Project

Neural Network Quantization

keywords: squeezeNet, resNet 18/34/50, model quantizaton, post traning quantization, pytorch
date: Sep.2021

Nowadays in deep learning field, using parameters with 32-bit floating point format is the mainstream, also Known as FP32. Despite the higher accuracy from the FP32 format, the training is computationally expensive. Model Quantization will significantly reduce the bandwidth and storage of the neural network, which brings the possibility of implementing the model on those devices without GPU. Research has proved that weights and activations can be represented using 8-bit integers (or INT8) without incurring significant loss in accuracy. The principal idea of Parameter quantization is to train a quantizer that learns a mapping function between input and output, so that such function will convert a larger set of input values into a smaller set of output value. Currently both newest Pytorch (1.9.0) and tensorflow (2.4.0) can provide user-friendly model quantization functions.

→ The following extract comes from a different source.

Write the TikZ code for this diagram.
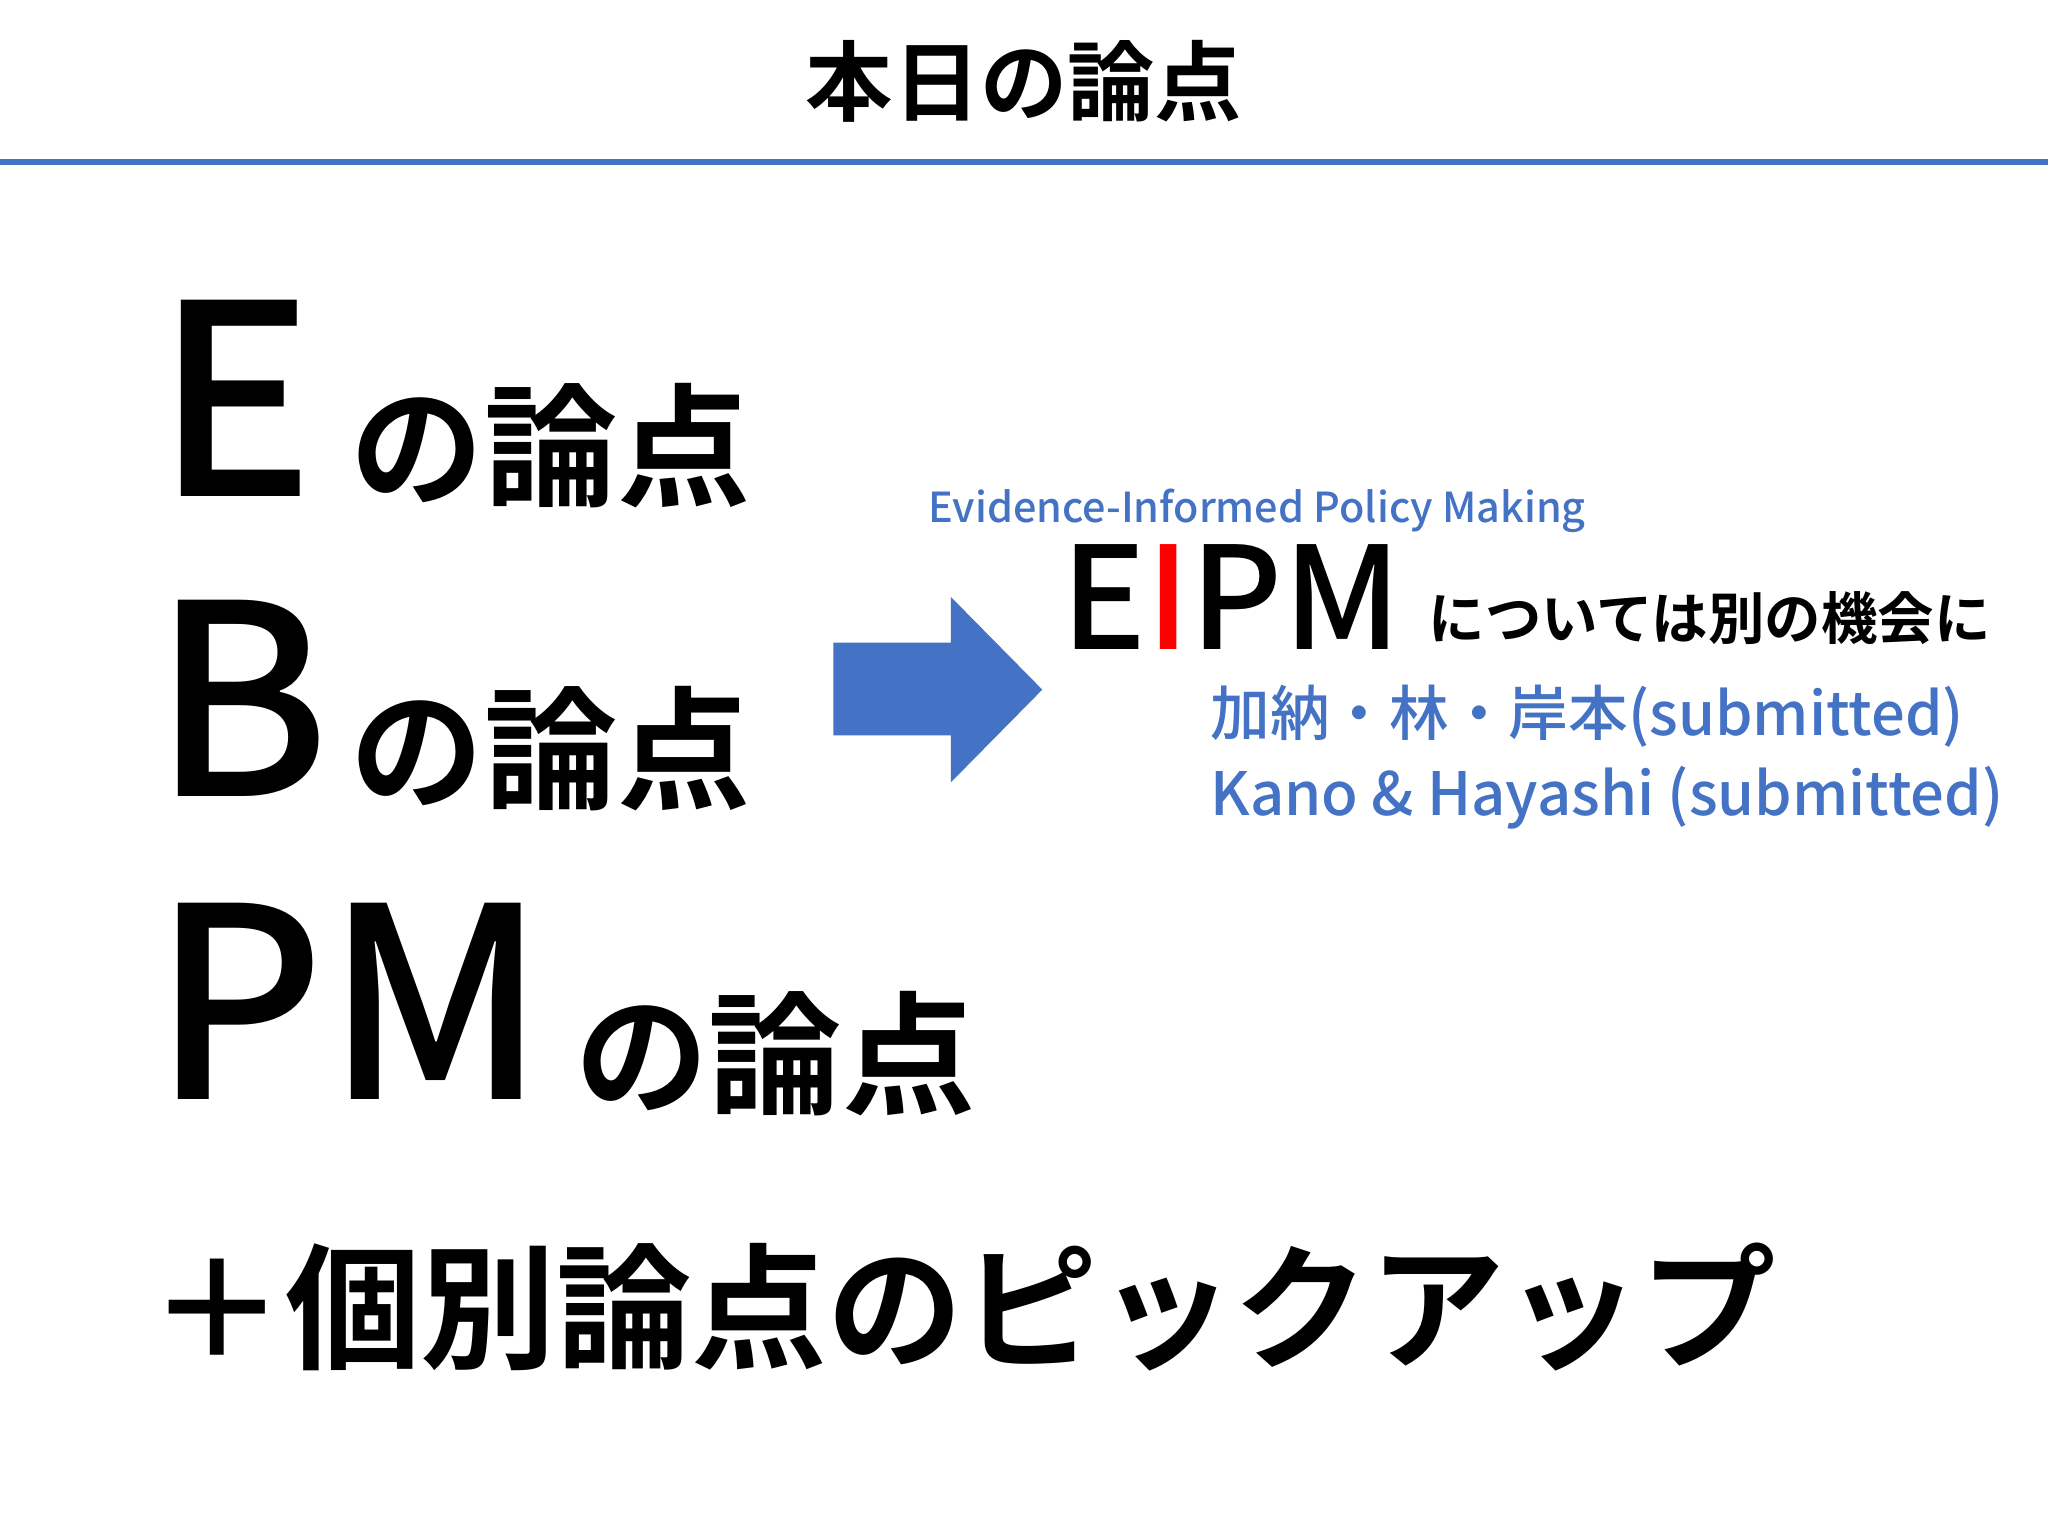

Considering that so far all the quantization frameworks are beta version. We build a model quantization library base on pytorch (1.9.0), which provide us more flexibilities in observer selection, model fusing and quantization hyperparameter searching. Importantly, our quantized models have better performance than other resources. We conduct post traning quantization experiments on SqueezeNet, ResNet18/34/50; then check the qModels' classification accuracy on ImageNet validation set. The results are shown in the below figure. By using int8 parameters, we lost less than 0.25% accuray. Super cool work, isn't it?



SSD-ResNet50 INT8 Quantization

keywords: SSD, resNet50, object detection, neural network quantization, pytorch, coco2017
date: November.2021

Single Shot MultiBox Detector (SSD) is a one-stage object detector that predicts bounding boxes and class scores directly from a set of feature maps, without a separate region-proposal network. In this project we study an SSD300 with a ResNet50 backbone, evaluate its detection accuracy on COCO2017, and then push it through post-training quantization in PyTorch to see how far we can compress it while keeping the mAP intact.

The pipeline has three main stages:

  1. Run the backbone (ResNet50) to produce a feature map of shape (batch, 1024, 38, 38).
  2. Extract a multi-scale feature pyramid [x1, x2, x3, x4, x5, x6] through 6 detection blocks (1x1 conv followed by 3x3 conv).
  3. For every pixel of every level, regress [4, 6, 6, 6, 4, 4] default boxes and classify them, yielding 8732 candidate objects; the final predictions are obtained by per-class non-max suppression.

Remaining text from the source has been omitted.